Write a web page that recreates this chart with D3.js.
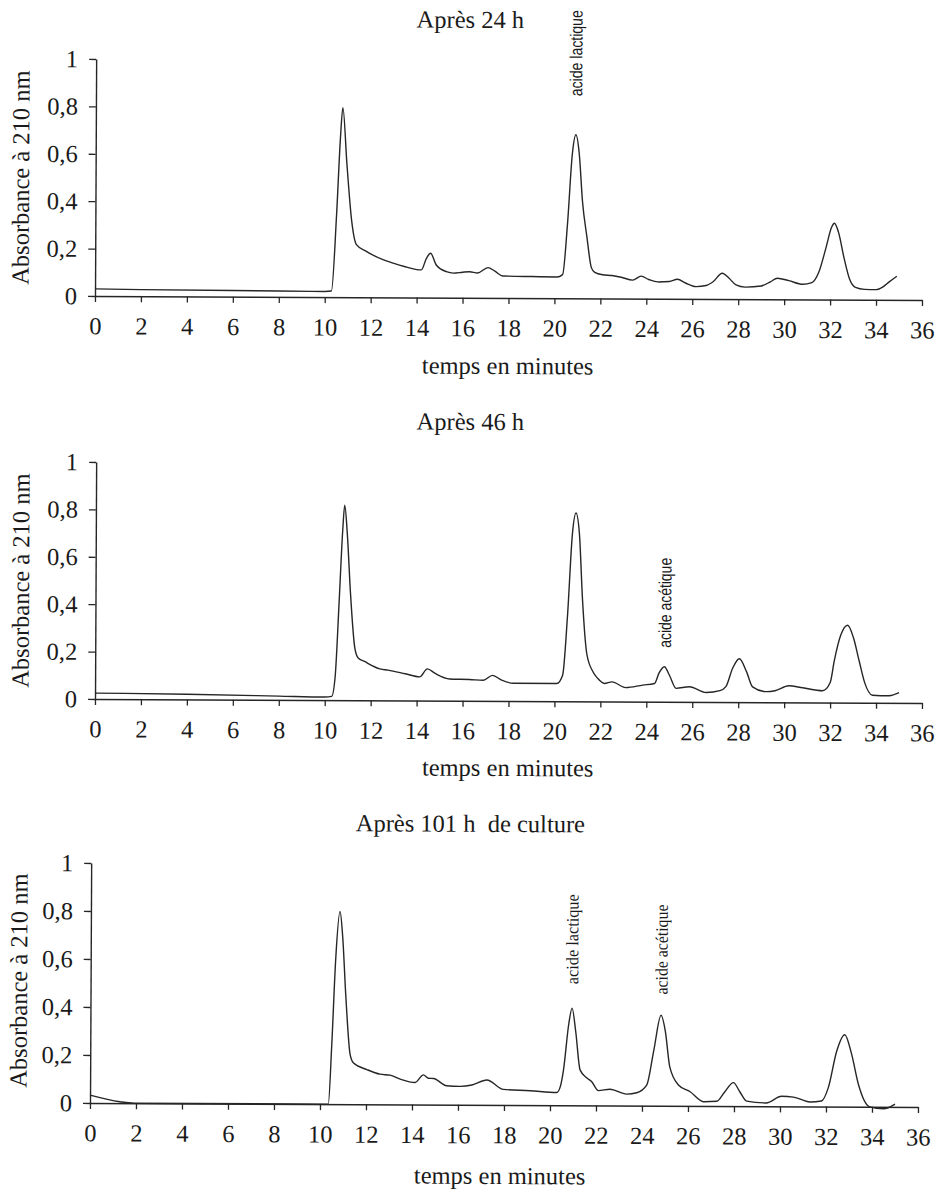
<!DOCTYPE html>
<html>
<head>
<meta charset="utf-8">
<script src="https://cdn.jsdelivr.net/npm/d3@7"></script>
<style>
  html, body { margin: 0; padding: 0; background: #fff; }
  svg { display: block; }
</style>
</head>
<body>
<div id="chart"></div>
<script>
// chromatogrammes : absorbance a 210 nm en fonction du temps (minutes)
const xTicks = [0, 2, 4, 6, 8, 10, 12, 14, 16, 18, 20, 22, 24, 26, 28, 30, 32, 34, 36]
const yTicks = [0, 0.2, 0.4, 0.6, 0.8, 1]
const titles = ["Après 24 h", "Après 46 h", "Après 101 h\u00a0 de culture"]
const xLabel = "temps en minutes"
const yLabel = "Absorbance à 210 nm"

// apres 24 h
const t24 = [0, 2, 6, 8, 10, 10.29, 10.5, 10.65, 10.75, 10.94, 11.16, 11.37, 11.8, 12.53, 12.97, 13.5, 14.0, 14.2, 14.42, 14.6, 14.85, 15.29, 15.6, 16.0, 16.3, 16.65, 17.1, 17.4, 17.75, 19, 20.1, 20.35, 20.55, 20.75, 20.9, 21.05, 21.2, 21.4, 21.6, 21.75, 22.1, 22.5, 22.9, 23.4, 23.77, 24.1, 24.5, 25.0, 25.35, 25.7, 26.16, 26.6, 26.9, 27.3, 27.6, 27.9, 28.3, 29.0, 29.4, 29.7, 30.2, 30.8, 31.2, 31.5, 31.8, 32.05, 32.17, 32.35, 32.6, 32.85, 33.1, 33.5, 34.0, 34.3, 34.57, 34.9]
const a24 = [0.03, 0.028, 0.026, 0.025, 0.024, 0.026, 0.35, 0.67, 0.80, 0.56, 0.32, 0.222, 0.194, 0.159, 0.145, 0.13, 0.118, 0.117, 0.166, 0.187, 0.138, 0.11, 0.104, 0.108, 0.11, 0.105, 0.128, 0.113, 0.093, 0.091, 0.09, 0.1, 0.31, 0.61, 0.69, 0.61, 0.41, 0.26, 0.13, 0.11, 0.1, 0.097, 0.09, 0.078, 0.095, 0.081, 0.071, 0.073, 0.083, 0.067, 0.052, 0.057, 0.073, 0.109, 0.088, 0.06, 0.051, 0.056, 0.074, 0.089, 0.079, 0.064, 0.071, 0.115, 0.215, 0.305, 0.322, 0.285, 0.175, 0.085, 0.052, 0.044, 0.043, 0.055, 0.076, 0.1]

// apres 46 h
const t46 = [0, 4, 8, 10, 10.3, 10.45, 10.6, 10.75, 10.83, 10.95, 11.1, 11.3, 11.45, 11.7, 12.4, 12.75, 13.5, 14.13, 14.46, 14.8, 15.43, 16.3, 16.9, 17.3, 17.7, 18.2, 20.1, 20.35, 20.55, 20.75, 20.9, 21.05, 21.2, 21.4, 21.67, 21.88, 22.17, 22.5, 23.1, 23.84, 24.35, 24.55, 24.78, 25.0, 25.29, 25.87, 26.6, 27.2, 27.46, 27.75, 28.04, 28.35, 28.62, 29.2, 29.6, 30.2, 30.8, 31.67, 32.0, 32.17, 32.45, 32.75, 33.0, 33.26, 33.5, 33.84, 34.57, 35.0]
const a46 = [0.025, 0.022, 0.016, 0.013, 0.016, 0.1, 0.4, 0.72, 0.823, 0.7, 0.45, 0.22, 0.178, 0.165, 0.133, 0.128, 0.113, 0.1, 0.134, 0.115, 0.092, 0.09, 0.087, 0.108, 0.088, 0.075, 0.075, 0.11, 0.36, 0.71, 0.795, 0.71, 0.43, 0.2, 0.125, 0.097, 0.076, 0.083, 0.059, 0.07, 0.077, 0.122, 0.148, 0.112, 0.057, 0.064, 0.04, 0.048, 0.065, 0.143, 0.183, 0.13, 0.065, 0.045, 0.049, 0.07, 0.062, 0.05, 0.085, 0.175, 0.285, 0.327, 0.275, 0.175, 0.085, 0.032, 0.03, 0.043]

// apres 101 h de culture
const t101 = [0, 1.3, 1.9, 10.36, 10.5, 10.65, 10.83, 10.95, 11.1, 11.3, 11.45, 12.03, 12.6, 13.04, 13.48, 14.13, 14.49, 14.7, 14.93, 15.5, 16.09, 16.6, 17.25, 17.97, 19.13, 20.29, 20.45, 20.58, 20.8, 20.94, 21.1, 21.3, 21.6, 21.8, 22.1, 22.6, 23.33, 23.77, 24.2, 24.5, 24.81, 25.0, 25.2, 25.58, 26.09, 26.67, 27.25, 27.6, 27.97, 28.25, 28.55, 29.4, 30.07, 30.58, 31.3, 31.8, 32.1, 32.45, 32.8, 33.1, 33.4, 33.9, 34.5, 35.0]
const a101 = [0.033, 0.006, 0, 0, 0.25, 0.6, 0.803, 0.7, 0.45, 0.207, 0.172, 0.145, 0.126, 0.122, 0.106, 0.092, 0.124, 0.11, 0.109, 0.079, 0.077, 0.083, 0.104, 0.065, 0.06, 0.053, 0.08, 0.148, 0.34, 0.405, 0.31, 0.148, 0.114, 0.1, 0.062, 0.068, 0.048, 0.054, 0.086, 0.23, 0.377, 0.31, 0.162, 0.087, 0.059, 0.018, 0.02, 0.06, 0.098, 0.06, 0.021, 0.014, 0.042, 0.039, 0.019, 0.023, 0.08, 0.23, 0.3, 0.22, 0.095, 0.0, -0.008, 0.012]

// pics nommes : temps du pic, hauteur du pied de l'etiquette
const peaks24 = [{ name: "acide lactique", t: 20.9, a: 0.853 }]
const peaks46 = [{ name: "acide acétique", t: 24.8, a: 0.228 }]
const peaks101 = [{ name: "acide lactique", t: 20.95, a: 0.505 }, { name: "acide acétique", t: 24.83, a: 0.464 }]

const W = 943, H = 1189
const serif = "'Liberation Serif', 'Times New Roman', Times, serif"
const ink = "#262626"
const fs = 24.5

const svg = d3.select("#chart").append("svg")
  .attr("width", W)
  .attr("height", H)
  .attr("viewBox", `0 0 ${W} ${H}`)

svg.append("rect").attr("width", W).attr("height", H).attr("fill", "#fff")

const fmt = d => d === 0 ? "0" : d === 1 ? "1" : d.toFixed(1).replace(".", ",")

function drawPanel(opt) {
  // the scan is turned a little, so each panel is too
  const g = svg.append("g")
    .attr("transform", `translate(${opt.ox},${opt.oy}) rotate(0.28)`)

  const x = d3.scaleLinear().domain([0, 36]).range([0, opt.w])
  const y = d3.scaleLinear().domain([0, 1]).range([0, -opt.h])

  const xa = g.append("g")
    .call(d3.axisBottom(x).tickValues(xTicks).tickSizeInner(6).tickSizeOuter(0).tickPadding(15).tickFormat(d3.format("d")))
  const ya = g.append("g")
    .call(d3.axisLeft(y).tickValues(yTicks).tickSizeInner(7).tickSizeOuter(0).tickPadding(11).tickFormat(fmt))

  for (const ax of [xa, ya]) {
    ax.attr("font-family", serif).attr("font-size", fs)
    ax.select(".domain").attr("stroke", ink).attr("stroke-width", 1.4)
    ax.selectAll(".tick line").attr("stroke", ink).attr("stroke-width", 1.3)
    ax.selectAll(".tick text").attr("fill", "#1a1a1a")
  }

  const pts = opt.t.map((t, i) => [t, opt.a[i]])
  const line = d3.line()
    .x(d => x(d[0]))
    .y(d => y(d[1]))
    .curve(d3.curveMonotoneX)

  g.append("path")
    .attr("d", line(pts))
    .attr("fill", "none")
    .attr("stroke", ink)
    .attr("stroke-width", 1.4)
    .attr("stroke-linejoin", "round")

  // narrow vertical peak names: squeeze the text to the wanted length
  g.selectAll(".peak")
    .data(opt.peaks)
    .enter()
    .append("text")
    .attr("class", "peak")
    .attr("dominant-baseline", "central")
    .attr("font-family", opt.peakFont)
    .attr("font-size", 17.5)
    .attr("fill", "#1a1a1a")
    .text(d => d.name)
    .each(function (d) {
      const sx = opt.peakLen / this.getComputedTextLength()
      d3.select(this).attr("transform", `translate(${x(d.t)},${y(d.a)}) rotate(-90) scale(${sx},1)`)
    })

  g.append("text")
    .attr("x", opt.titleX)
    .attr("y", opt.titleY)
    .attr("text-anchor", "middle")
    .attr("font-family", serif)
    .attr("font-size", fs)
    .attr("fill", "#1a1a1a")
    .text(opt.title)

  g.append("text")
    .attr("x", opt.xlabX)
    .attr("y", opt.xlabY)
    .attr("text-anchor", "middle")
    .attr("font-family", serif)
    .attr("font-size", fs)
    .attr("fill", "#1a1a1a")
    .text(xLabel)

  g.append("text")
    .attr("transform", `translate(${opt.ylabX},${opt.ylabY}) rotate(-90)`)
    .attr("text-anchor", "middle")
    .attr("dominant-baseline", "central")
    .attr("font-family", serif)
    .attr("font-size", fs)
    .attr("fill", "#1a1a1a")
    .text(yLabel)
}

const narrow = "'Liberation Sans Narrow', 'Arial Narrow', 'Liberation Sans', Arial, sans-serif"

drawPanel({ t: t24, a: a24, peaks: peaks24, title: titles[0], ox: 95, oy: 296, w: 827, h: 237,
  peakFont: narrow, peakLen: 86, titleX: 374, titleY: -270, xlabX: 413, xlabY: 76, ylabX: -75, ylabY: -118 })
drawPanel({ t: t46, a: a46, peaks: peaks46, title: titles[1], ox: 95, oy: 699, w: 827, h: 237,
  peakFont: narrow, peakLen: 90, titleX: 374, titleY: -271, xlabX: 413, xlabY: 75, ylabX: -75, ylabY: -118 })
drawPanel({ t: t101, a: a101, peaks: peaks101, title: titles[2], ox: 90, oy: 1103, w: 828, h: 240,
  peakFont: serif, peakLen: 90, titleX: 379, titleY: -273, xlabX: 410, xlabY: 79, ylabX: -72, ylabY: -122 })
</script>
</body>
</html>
++++
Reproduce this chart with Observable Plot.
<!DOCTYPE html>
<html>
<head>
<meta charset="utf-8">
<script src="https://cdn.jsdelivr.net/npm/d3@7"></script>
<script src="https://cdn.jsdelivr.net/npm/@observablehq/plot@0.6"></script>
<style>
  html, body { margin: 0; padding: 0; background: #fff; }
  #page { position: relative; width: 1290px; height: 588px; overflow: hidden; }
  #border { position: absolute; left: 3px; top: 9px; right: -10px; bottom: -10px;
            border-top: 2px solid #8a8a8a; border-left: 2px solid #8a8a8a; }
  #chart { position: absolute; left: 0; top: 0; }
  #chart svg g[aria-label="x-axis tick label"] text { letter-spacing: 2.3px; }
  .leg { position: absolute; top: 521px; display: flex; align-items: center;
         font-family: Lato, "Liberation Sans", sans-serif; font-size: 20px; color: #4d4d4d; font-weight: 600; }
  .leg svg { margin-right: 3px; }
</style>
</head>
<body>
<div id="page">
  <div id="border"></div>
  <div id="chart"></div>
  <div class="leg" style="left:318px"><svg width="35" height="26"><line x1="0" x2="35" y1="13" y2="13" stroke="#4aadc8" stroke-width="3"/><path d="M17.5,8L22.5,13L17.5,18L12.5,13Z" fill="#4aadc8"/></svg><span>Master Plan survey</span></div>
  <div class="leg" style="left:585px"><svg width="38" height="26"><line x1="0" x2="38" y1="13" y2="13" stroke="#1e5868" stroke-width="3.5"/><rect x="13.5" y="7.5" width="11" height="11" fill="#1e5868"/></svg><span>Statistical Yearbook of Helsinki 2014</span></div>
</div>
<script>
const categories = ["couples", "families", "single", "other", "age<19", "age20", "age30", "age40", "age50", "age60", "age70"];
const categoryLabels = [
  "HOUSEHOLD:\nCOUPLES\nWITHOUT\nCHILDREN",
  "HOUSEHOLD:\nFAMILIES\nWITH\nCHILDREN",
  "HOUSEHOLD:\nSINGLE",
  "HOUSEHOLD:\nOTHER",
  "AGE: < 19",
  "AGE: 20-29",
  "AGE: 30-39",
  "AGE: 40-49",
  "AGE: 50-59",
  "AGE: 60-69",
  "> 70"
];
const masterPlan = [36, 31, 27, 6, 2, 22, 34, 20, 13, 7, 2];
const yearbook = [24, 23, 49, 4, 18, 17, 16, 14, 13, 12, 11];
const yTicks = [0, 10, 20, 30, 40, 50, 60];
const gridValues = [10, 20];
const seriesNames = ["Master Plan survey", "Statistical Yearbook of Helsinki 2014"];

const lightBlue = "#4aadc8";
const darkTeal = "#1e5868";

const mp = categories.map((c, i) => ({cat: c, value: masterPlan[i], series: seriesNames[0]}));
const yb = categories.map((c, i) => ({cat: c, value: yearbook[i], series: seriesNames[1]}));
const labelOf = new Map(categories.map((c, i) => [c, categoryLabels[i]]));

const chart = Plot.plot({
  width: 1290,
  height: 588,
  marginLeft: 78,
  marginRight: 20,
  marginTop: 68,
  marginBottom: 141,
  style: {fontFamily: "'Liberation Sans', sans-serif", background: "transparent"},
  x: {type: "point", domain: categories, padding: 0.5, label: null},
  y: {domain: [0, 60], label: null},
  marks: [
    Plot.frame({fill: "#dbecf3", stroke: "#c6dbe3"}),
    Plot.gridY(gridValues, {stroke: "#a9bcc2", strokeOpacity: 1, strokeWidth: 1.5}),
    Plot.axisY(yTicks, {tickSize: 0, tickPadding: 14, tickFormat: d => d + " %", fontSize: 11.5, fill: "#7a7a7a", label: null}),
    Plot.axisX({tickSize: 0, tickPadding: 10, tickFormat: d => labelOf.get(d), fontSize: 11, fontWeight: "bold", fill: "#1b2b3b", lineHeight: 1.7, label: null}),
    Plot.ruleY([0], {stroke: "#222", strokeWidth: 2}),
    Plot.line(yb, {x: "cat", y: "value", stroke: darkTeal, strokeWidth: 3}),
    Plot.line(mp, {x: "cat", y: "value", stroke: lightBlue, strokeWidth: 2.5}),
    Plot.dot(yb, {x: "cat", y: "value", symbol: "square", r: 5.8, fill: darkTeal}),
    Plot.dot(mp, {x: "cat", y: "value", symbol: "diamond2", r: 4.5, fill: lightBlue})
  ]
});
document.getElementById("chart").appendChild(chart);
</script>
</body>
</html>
++++
▸ Stated task: Repeat, with no pictures, exactly the lines from the one containing "Write a web" through the one containing "0.055, 0.076, 0.1]", the first and last included.

▸ Response to this exercise:
Write a web page that recreates this chart with D3.js.
<!DOCTYPE html>
<html>
<head>
<meta charset="utf-8">
<script src="https://cdn.jsdelivr.net/npm/d3@7"></script>
<style>
  html, body { margin: 0; padding: 0; background: #fff; }
  svg { display: block; }
</style>
</head>
<body>
<div id="chart"></div>
<script>
// chromatogrammes : absorbance a 210 nm en fonction du temps (minutes)
const xTicks = [0, 2, 4, 6, 8, 10, 12, 14, 16, 18, 20, 22, 24, 26, 28, 30, 32, 34, 36]
const yTicks = [0, 0.2, 0.4, 0.6, 0.8, 1]
const titles = ["Après 24 h", "Après 46 h", "Après 101 h\u00a0 de culture"]
const xLabel = "temps en minutes"
const yLabel = "Absorbance à 210 nm"

// apres 24 h
const t24 = [0, 2, 6, 8, 10, 10.29, 10.5, 10.65, 10.75, 10.94, 11.16, 11.37, 11.8, 12.53, 12.97, 13.5, 14.0, 14.2, 14.42, 14.6, 14.85, 15.29, 15.6, 16.0, 16.3, 16.65, 17.1, 17.4, 17.75, 19, 20.1, 20.35, 20.55, 20.75, 20.9, 21.05, 21.2, 21.4, 21.6, 21.75, 22.1, 22.5, 22.9, 23.4, 23.77, 24.1, 24.5, 25.0, 25.35, 25.7, 26.16, 26.6, 26.9, 27.3, 27.6, 27.9, 28.3, 29.0, 29.4, 29.7, 30.2, 30.8, 31.2, 31.5, 31.8, 32.05, 32.17, 32.35, 32.6, 32.85, 33.1, 33.5, 34.0, 34.3, 34.57, 34.9]
const a24 = [0.03, 0.028, 0.026, 0.025, 0.024, 0.026, 0.35, 0.67, 0.80, 0.56, 0.32, 0.222, 0.194, 0.159, 0.145, 0.13, 0.118, 0.117, 0.166, 0.187, 0.138, 0.11, 0.104, 0.108, 0.11, 0.105, 0.128, 0.113, 0.093, 0.091, 0.09, 0.1, 0.31, 0.61, 0.69, 0.61, 0.41, 0.26, 0.13, 0.11, 0.1, 0.097, 0.09, 0.078, 0.095, 0.081, 0.071, 0.073, 0.083, 0.067, 0.052, 0.057, 0.073, 0.109, 0.088, 0.06, 0.051, 0.056, 0.074, 0.089, 0.079, 0.064, 0.071, 0.115, 0.215, 0.305, 0.322, 0.285, 0.175, 0.085, 0.052, 0.044, 0.043, 0.055, 0.076, 0.1]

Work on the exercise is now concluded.